The company’s fiscal 2025 results show why the ladder still exists. Home Depot reported sales of $164.7 billion and net earnings of $14.2 billion. Total sales rose 3.2% year over year, while comparable sales were up 0.3% companywide and 0.5% in the United States. Those are not runaway numbers, but they are strong enough to keep the machine moving, especially in a housing market still pressured by higher rates and affordability concerns.

That scale is what creates movement inside the company. Home Depot said it plans to finish an approximately 80-store expansion plan in 2027 and then continue building 15 to 20 stores per year. New stores mean new department leads, assistant managers, operations leaders, asset protection roles, and support openings. Even when growth is measured, expansion creates the next rung for workers who are ready to move.

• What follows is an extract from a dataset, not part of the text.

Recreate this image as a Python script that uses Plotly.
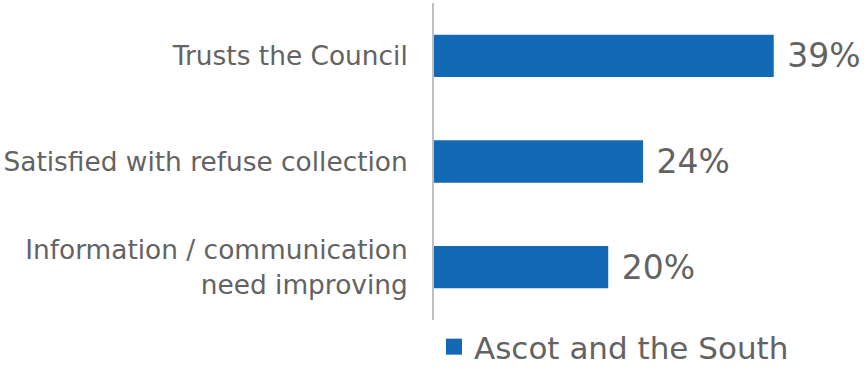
import plotly.graph_objects as go

categories = ["Trusts the Council", "Satisfied with refuse collection",
              "Information / communication<br>need improving"]
values = [39, 24, 20]
series_name = "Ascot and the South"

BAR = "#1369B3"
TXT = "#636363"
FONT = "DejaVu Sans, Verdana, sans-serif"

fig = go.Figure()
fig.add_trace(go.Bar(
    y=categories, x=values, orientation="h", name=series_name,
    marker=dict(color=BAR, line=dict(width=0)),
    text=[f"\u00a0{v}%" for v in values], textposition="outside",
    textfont=dict(size=33, color=TXT, family=FONT),
    cliponaxis=False, showlegend=False,
))
# legend key: a square swatch in the bar colour
fig.add_trace(go.Scatter(
    x=[None], y=[None], mode="markers", name=series_name,
    marker=dict(symbol="square", size=16, color=BAR),
))

fig.update_layout(
    width=868, height=370,
    margin=dict(l=434, r=42, t=3, b=50, autoexpand=False),
    paper_bgcolor="white", plot_bgcolor="white",
    bargap=0.6,
    showlegend=True,
    legend=dict(orientation="h", x=0.0, xanchor="left", y=0.0, yanchor="top",
                font=dict(size=31, color=TXT, family=FONT),
                itemwidth=30, bgcolor="rgba(0,0,0,0)"),
    font=dict(family=FONT, color=TXT),
)
fig.update_xaxes(range=[0, 45], visible=False)
fig.update_yaxes(autorange="reversed", showline=True, linecolor="#BFBFBF",
                 linewidth=2, ticks="", ticklabelstandoff=19,
                 tickfont=dict(size=26.4, color=TXT, family=FONT),
                 showgrid=False)

fig.write_html("out.html")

For hourly associates, the practical lesson is that advancement tends to follow the parts of the business Home Depot keeps investing in: stores, pro sales, installation, online operations, and the systems that connect them. The company’s size and profit base give it the ability to pay its top leaders richly, but they also create genuine internal pathways for workers who want to move from knowing the aisle map to running the operation.

What the pay gap really means

The gap between Decker’s $16.19 million package and the pay of hourly workers is real, and it should not be softened. But at Home Depot, that gap does not tell the whole story. The more revealing question is whether the company continues to build enough internal routes for workers to reach the better-paid middle and upper tiers of the organization.

On that front, the message is clear: Home Depot is still structured like a company that promotes from within because it has to. Its stores are too numerous, its customer base too specialized, and its pro business too important to treat internal experience as optional. For associates, that means the career ladder is still there. The climb is demanding, but inside a company this large, it is also one of the few ladders in retail that can still reach all the way to the top.